CHP Genel Başkan Yardımcısı Yankı Bağcıoğlu ise, disiplin sürecine gerekçe olarak gösterilen iddiaların asılsız olduğunu belirtti. Bağcıoğlu, yazılı açıklamasında şu noktalara değindi:
- 1995-2023 yılları arasında Türk Silahlı Kuvvetleri’nde yemin metni olarak okunan metnin, 2023 yılında sebepsiz yere yönergeden çıkarıldığını belirten Bağcıoğlu, teğmenlere bu metni okudukları için herhangi bir yasaklama ya da yazılı emir verilmediğini ifade etti.
- Okunan metnin, Atatürk ilkelerine ve anayasal değerlere bağlılık ifade ettiğini ve metnin resmi tören bittikten sonra, devlet protokolü ayrıldıktan sonra, hizmet saatleri dışında okunduğunu belirtti. Bu bağlamda, metnin ya da eylemin suç unsuru taşımadığını dile getirdi.
- Bağcıoğlu, teğmenlere yönelik olarak yöneltilen "hizmete engel davranışta bulunmak", "devletin ve TSK’nın itibarına zarar vermek" ve "ağır suç ve disiplinsizlik teşkil edecek fiil ve davranışlar" gibi suçlamaların temelsiz ve mesnetsiz olduğunu belirterek, bu suçlamalarla orduya ve Atatürk ilkelerine bağlılık ifade eden davranışların cezalandırılmasının kabul edilemez olduğunu ifade etti.
"BU DAVRANIŞ, VATANSEVERLİK NİŞANI"
Bağcıoğlu, Atatürk’e olan bağlılığın, bu ülkenin savunmasında görev alacak her asker için taşıması gereken asli bir değer olduğunu vurguladı. Genç teğmenlerin Atatürk’e olan bağlılıklarını dile getirmelerini, bir disiplin suçu değil, aksine bir "vatanseverlik nişanı" olarak değerlendirdi. Bu tür davranışların cezalandırılmaya çalışılmasının, sadece o teğmenlere değil, Türkiye Cumhuriyeti’nin kurucu değerlerine ve milletin ortak vicdanına yapılmış bir saldırı olduğunu söyledi.
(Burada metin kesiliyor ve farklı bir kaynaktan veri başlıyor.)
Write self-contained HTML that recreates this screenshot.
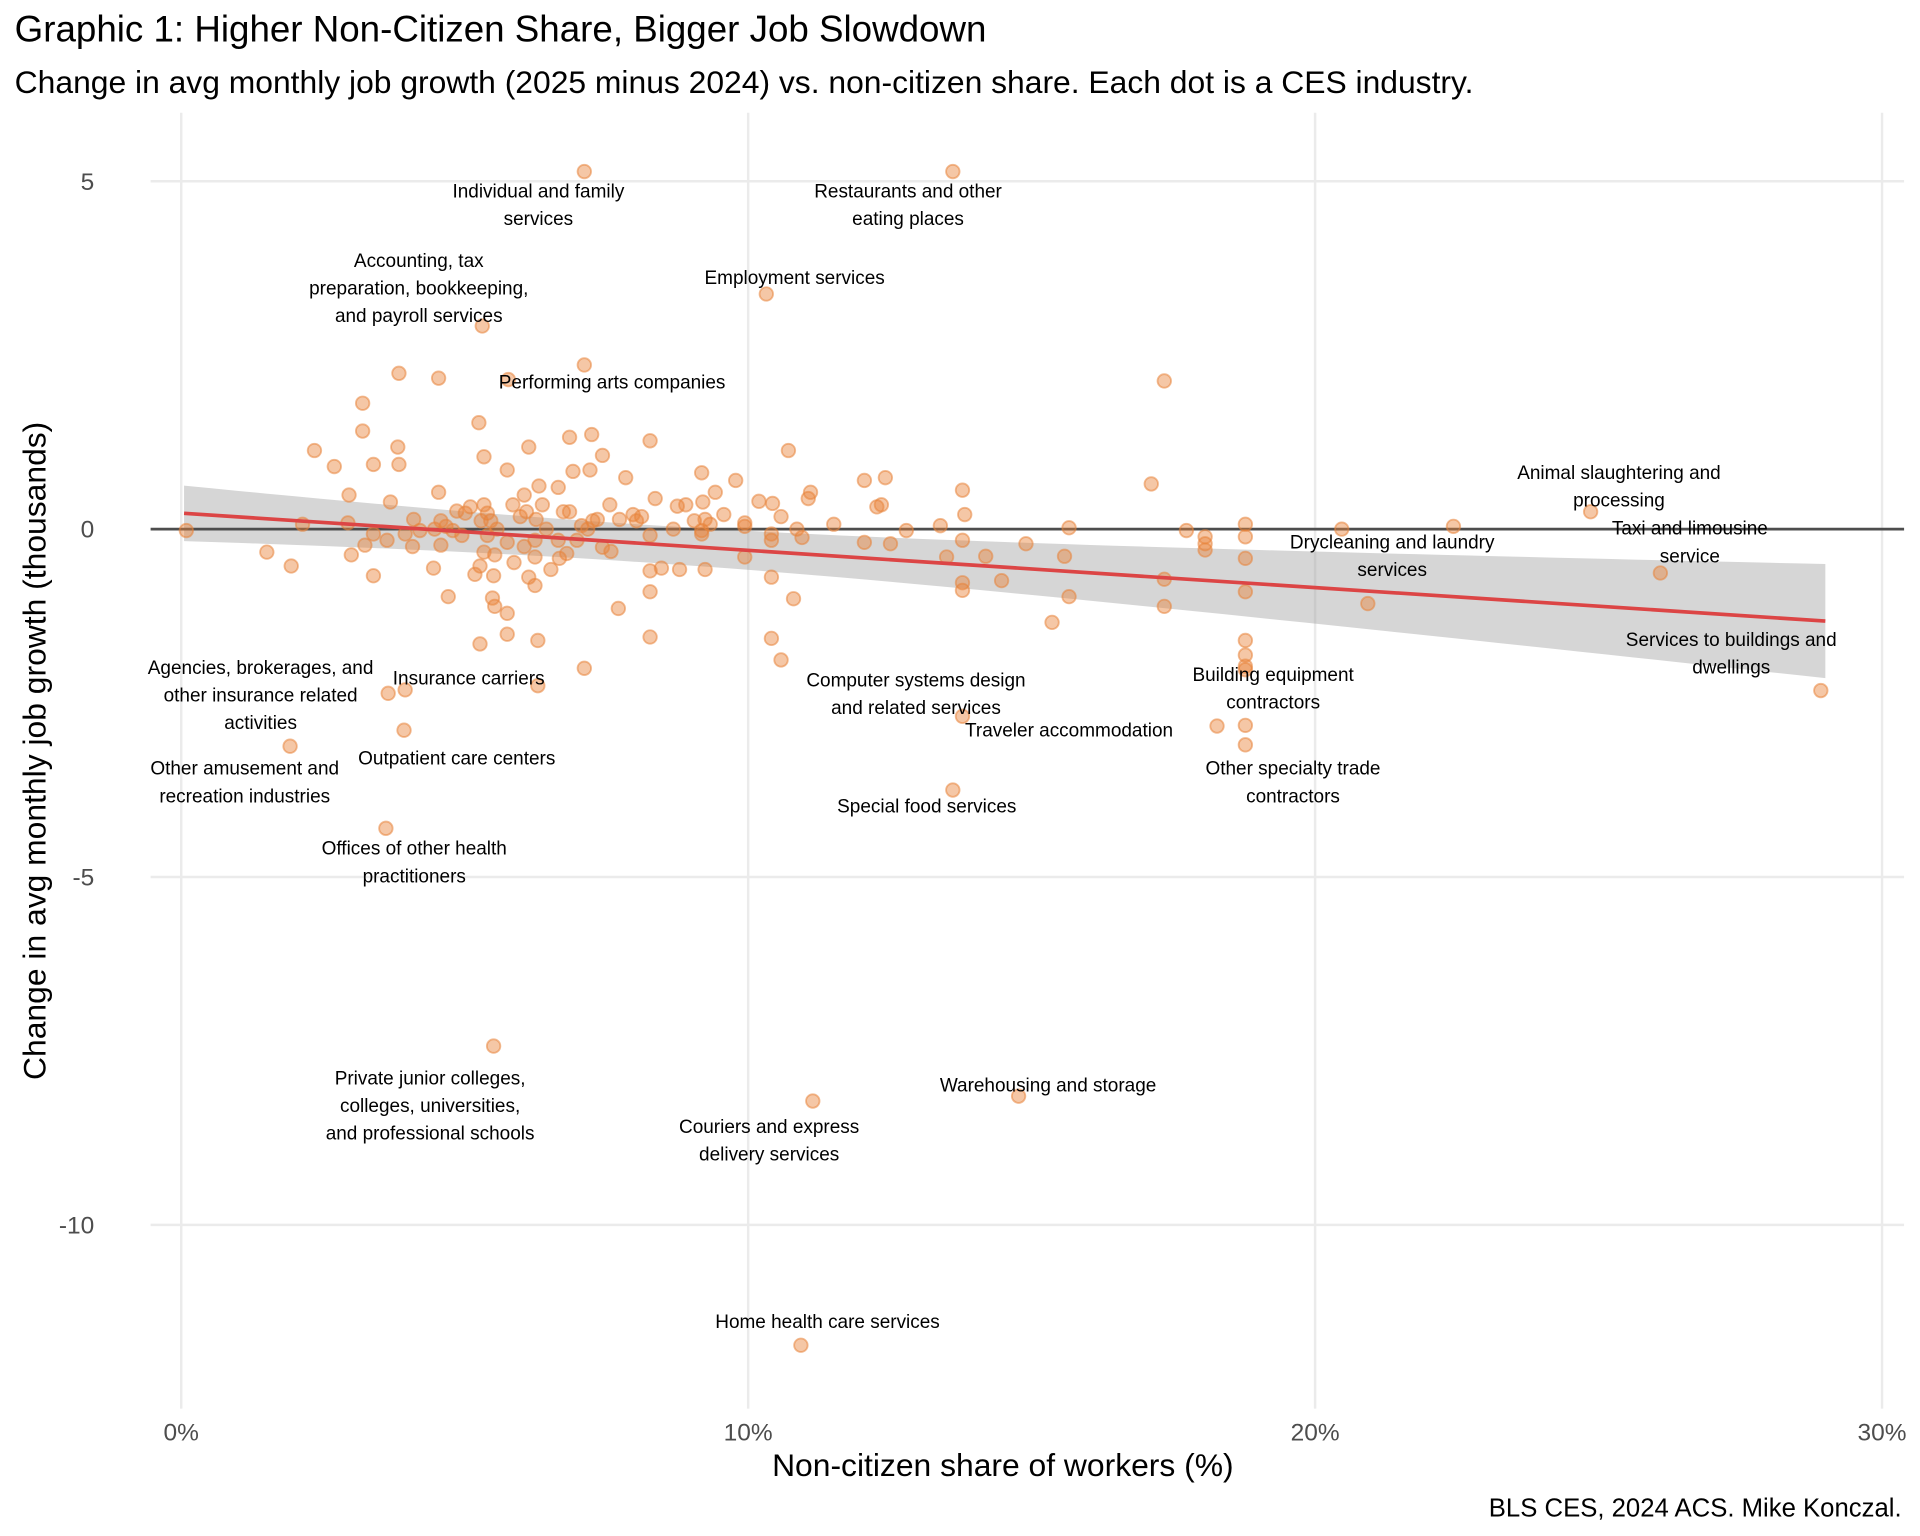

"BU ZİHNİYET ORDUMUZU TEHDİT EDER"
Bağcıoğlu, bu durumun, bireysel bir disiplin meselesinin çok ötesinde bir mesele olduğuna dikkat çekti. Daha önce kumpas davalarında olduğu gibi, bu tür süreçlerin adaletin değil, siyasi hesapların bir sonucu olduğunu belirtti. Ayrıca, bu zihniyetin, sadece teğmenleri değil, yarın ordunun tüm mensuplarını ve kurumsal yapısını tehdit eder hale gelebileceğini söyledi.
"CUMHURİYETİN TEMEL DEĞERLERİNE SALDIRI"
Türk Silahlı Kuvvetleri’nin, ülkenin sınırlarını korumanın ötesinde, milli birliğin ve bağımsızlığın teminatı olduğunu ifade eden Bağcıoğlu, Atatürk’ün kurduğu bir orduya yönelik yapılan bu saldırıların, Türkiye’nin güvenliği ve temelleri açısından büyük bir tehdit oluşturduğunu belirtti.